• Mon. Jul 22nd, 2024

Nikki Haley makes no mention of slavery when asked to name cause of Civil War


BERLIN, N.H. — GOP presidential candidate Nikki Haley on Wednesday declined to say slavery was a cause of the Civil War, arguing instead that it came down to “the role of government.”

At a New Hampshire town hall, a voter bluntly asked Haley, “What was the cause of the Civil War?”

Haley, the former South Carolina governor and former U.N. ambassador who is aiming to present herself as the top Republican alternative to former President Donald Trump, gave a lengthy answer but did not mention slavery — the primary cause of the war.

“I think the cause of the Civil War was basically how government was going to run — the freedoms and what people could and couldn’t do,” Haley said at the beginning of her response.

She went on to say: “I think it always comes down to the role of government and what the rights of the people are. And I will always stand by the fact that I think government was intended to secure the rights and freedoms of the people. It was never meant to be all things to all people.

“Government doesn’t need to tell you how to live your life. They don’t need to tell you what you can and can’t do. They don’t need to be a part of your life. They need to make sure that you have freedom,” she said. “We need to have capitalism. We need to have economic freedom. We need to make sure that we do all things so that individuals have the liberties so that they can have freedom of speech, freedom of religion, freedom to do or be anything they want to be without government getting in the way.”

After the voter responded by saying he found it “astonishing” that Haley had not used the word “slavery” at any point in her answer, she asked, “What do you want me to say about slavery?”

Haley then moved on to the next question.

The exchange drew a swift response from Democratic National Committee chair Jaime Harrison. “This isn’t hard: condemning slavery is the baseline for anyone who wants to be president of the United States,” he said in a statement.

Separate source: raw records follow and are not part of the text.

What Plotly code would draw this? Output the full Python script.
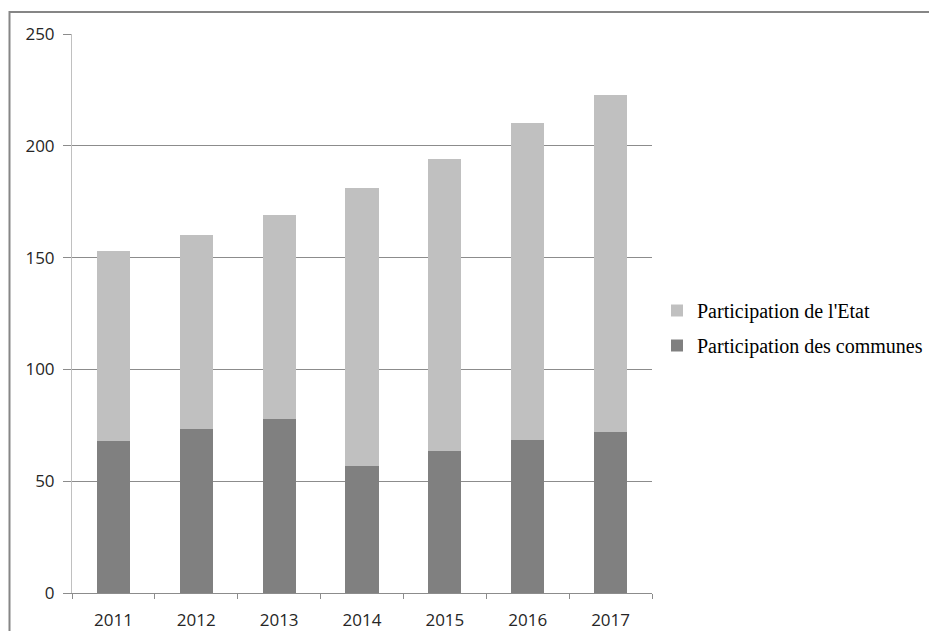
import plotly.graph_objects as go

years = ["2011", "2012", "2013", "2014", "2015", "2016", "2017"]
communes = [68, 73.5, 78, 57, 63.5, 68.5, 72]
etat = [85, 86.5, 91, 124, 130.5, 141.5, 150.5]
y_ticks = [0, 50, 100, 150, 200, 250]

W, H = 929, 631
L, R, T, B = 72, 277, 34, 38
pw, ph = W - L - R, H - T - B

fig = go.Figure()
fig.add_trace(go.Bar(x=years, y=communes, name="Participation des communes",
                     legendgroup="c", legendrank=2,
                     marker=dict(color="#808080", line=dict(width=0))))
fig.add_trace(go.Bar(x=years, y=etat, name="Participation de l'Etat",
                     legendgroup="e", legendrank=1,
                     marker=dict(color="#c0c0c0", line=dict(width=0))))

tick_font = dict(family="Open Sans", size=17, color="#262626")

fig.update_layout(
    width=W, height=H,
    margin=dict(l=L, r=R, t=T, b=B, pad=0, autoexpand=False),
    barmode="stack", bargap=0.6,
    plot_bgcolor="white", paper_bgcolor="white",
    showlegend=True,
    legend=dict(x=(657 - L) / pw, y=(H - B - 328) / ph, xanchor="left", yanchor="middle",
                traceorder="grouped", tracegroupgap=6,
                font=dict(family="Liberation Serif", size=20, color="#000000"),
                bgcolor="rgba(0,0,0,0)", itemwidth=30),
    xaxis=dict(showline=True, linecolor="#8c8c8c", linewidth=1, ticks="outside",
               tickson="boundaries", ticklen=5, tickcolor="#8c8c8c", showgrid=False,
               tickfont=tick_font, ticklabelstandoff=12, automargin=False),
    yaxis=dict(range=[0, 250], tickvals=y_ticks, showgrid=True, gridcolor="#8c8c8c",
               gridwidth=1, zeroline=False, showline=True, linecolor="#c0c0c0",
               linewidth=1, ticks="outside", ticklen=8, tickcolor="#8c8c8c",
               tickfont=tick_font, ticklabelstandoff=5, automargin=False),
    shapes=[dict(type="rect", xref="paper", yref="paper",
                 x0=(9.5 - L) / pw, y0=-2, x1=3, y1=(H - B - 12) / ph,
                 line=dict(color="#868686", width=2), fillcolor="rgba(0,0,0,0)", layer="below")],
)

fig.write_html("out.html")
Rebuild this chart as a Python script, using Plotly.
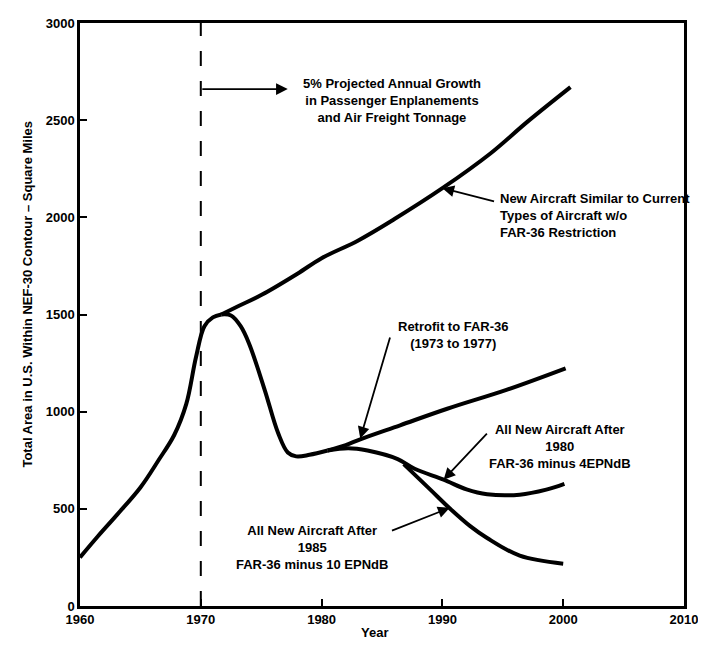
import plotly.graph_objects as go

# values (year, square miles)
base_years = [1960, 1961.5, 1963, 1965, 1966.5, 1967.8, 1968.8, 1969.6, 1970.3, 1971, 1971.7]
base_area = [250, 360, 465, 610, 750, 880, 1040, 1280, 1440, 1485, 1500]

growth_years = [1971.7, 1973, 1975, 1978, 1980, 1983, 1986, 1990, 1994, 1997, 2000.6]
growth_area = [1500, 1540, 1600, 1710, 1790, 1880, 1990, 2150, 2330, 2490, 2670]

dip_years = [1971.7, 1972.5, 1973.3, 1974, 1975.3, 1976.4, 1977.2, 1977.9, 1979, 1980.5]
dip_area = [1500, 1495, 1440, 1350, 1110, 890, 790, 770, 778, 800]

retro_years = [1980.5, 1982, 1983.2, 1986.5, 1990.4, 1995.3, 2000.2]
retro_area = [800, 828, 858, 930, 1015, 1112, 1223]

new80_years = [1980.5, 1982.2, 1983.8, 1986.3, 1987.7, 1990.1, 1992, 1993.7, 1996.4, 1998.6, 2000.1]
new80_area = [800, 812, 800, 756, 706, 650, 600, 575, 573, 599, 629]

new85_years = [1986.8, 1989, 1990.6, 1992.3, 1993.7, 1996.4, 2000]
new85_area = [730, 599, 503, 411, 350, 259, 218]

x_ticks = [1960, 1970, 1980, 1990, 2000, 2010]
y_ticks = [0, 500, 1000, 1500, 2000, 2500, 3000]

FONT = "Liberation Sans Narrow, Arial Narrow, Liberation Sans, Arial"
TICKFONT = dict(family="Liberation Sans, Arial", size=13, color="black", weight="bold")

fig = go.Figure()
for xs, ys in [(base_years, base_area), (growth_years, growth_area), (dip_years, dip_area),
               (retro_years, retro_area), (new80_years, new80_area), (new85_years, new85_area)]:
    fig.add_trace(go.Scatter(
        x=xs, y=ys, mode="lines", showlegend=False, hoverinfo="skip",
        line=dict(color="black", width=4, shape="spline", smoothing=1.0),
    ))

# 1970 dashed marker
fig.add_shape(type="line", x0=1970, x1=1970, y0=0, y1=3000, xref="x", yref="y",
              line=dict(color="black", width=2, dash="longdash"))


def note(text, x, y, **kw):
    fig.add_annotation(x=x, y=y, text=text, showarrow=False,
                       font=dict(family=FONT, size=13, color="black", weight="bold"), **kw)


def arrow(x, y, ax, ay):
    fig.add_annotation(x=x, y=y, ax=ax, ay=ay, axref="x", ayref="y", text="",
                       showarrow=True, arrowhead=2, arrowsize=1.3, arrowwidth=1.8,
                       arrowcolor="black", standoff=0, startstandoff=0)


note("5% Projected Annual Growth<br>in Passenger Enplanements<br>and Air Freight Tonnage",
     1985.8, 2600, align="center")
arrow(1977.2, 2660, 1970, 2660)

note("New Aircraft Similar to Current<br>Types of Aircraft w/o<br>FAR-36 Restriction",
     1994.6, 2010, align="left", xanchor="left")
arrow(1990, 2150, 1994.4, 2080)

note("Retrofit to FAR-36<br>(1973 to 1977)", 1990.9, 1395, align="center")
arrow(1983.2, 862, 1985.7, 1390)

note("All New Aircraft After<br>1980<br>FAR-36 minus 4EPNdB", 1999.7, 820, align="center")
arrow(1990.1, 650, 1993.8, 895)

note("All New Aircraft After<br>1985<br>FAR-36 minus 10 EPNdB", 1979.2, 300, align="center")
arrow(1990.6, 505, 1985.7, 385)

# axis titles placed by hand
note("Total Area in U.S. Within NEF-30 Contour \u2013 Square Miles", 0, 0.535,
     xref="paper", yref="paper", xshift=-62, textangle=-90)
note("Year", 0.488, -0.061, xref="paper", yref="paper")

axis_common = dict(showline=True, mirror=True, linecolor="black", linewidth=2.5,
                   showgrid=False, zeroline=False, ticks="inside", ticklen=7,
                   tickwidth=2, tickcolor="black", tickfont=TICKFONT)
fig.update_xaxes(range=[1960, 2010], tickvals=x_ticks, ticklabeloverflow="allow", **axis_common)
fig.update_yaxes(range=[0, 3000], tickvals=y_ticks, **axis_common)

# page body adds an 8px offset, so the figure is sized to end at the window edge
fig.update_layout(
    width=698, height=643,
    margin=dict(l=72, r=17, t=8, b=45),
    plot_bgcolor="white", paper_bgcolor="white",
    font=dict(family=FONT, color="black"),
)

fig.write_html("out.html")
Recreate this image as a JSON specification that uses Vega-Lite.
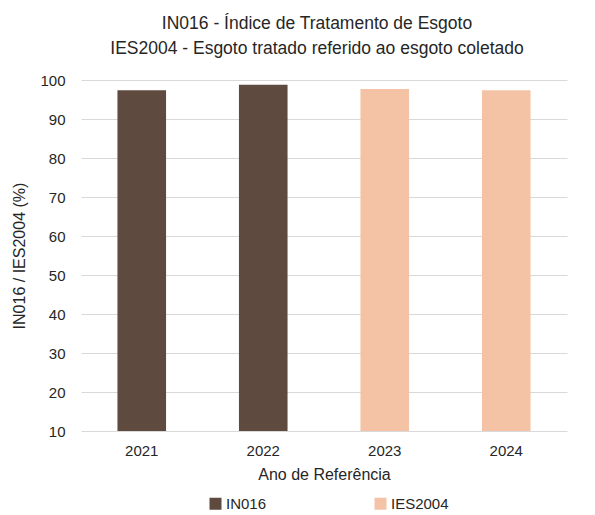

The response to Haley’s town hall comments follows similar criticism that a GOP rival, Florida Gov. Ron DeSantis, faced over his remarks about state standards that teach about the “personal benefit” Black people derived from slavery.

DeSantis was asked in July about the Florida Board of Education’s wording in its guidance for teaching about slavery and said, “I didn’t do it, and I wasn’t involved in it.” He went on to say, “I think what they’re doing is, I think that they’re probably going to show some of the folks that eventually parlayed, you know, being a blacksmith into, into doing things later in life,” referring to enslaved people.

Haley was governor when South Carolina removed the Confederate flag from its Capitol following the 2015 shooting at Emanuel African Methodist Episcopal Church in Charleston. She has previously talked about how the shooting was the most difficult time for her emotionally as governor.

Her campaign did not immediately respond to a request for comment on Wednesday’s town hall remarks.